Ainda não está claro qual será o papel do M5S em qualquer uma das três possibilidades que se desenham agora, até porque a sigla que vem forçando as cordas que sustentam a coalizão ainda ocupa três ministérios no governo Draghi —Agricultura, Juventude e Relações com Parlamento.

Também é cedo para afirmar quão prejudicado fica o vínculo entre o premiê e o partido. Para Consentino, Draghi continua se agarrando ao 5 Estrelas em busca de legitimidade e para evitar que, no futuro, a legenda se volte contra seu governo.

O premiê ascendeu ao poder em fevereiro de 2021, convidado por Mattarella para liderar uma coalizão heterogênea em nome da união nacional —sem nunca antes ter concorrido a um cargo político. Sua missão era realizar as principais reformas exigidas pela maior parcela de fundos de recuperação pós-pandemia da União Europeia, um pacote no valor aproximado de € 200 bilhões.

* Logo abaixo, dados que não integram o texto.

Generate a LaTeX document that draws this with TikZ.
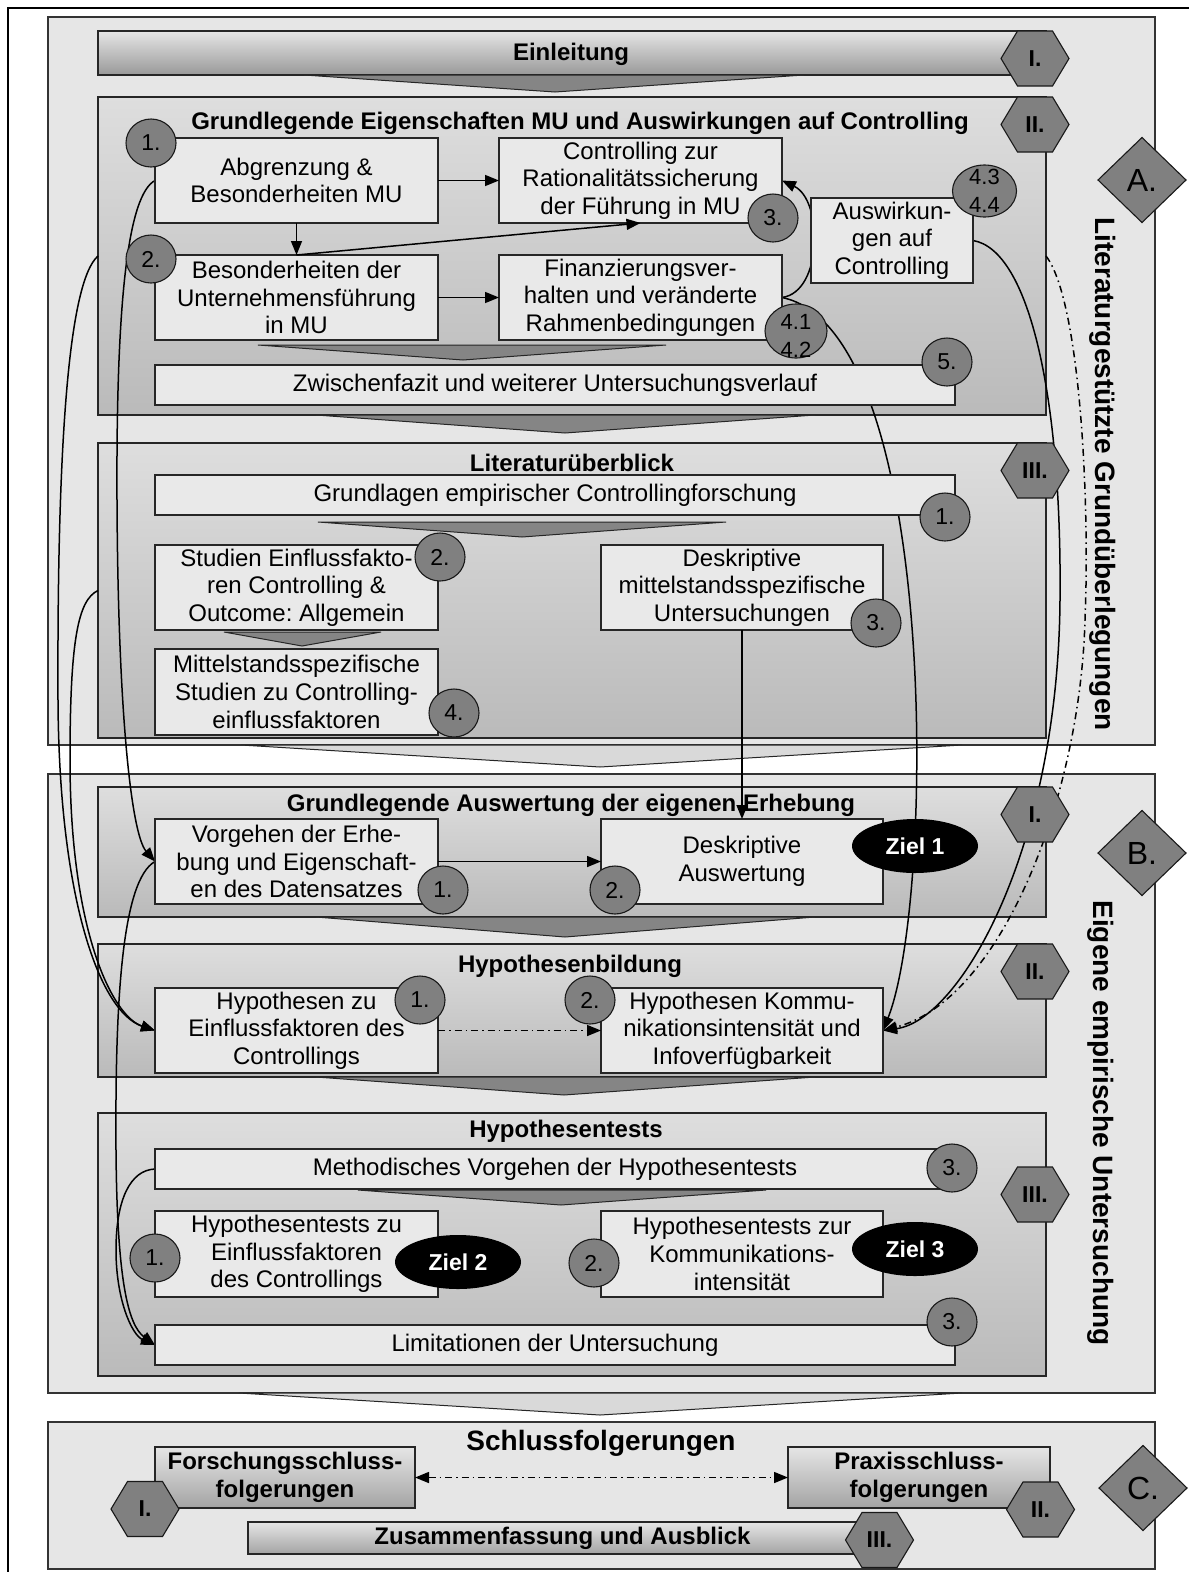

Desde então, o governo se viu envolvido na Guerra da Ucrânia —ele buscou negociar ativamente com Volodimir Zelenski e Vladimir Putin. O apoio a Kiev ganhou um voto de confiança parlamentar em junho, apesar das críticas de Conte de que a política arriscava iniciar uma corrida armamentista. Draghi também lidou com a campanha de vacinação contra a Covid-19, depois de a Itália ter sido um dos primeiros símbolos da tragédia provocada pelas mortes na pandemia.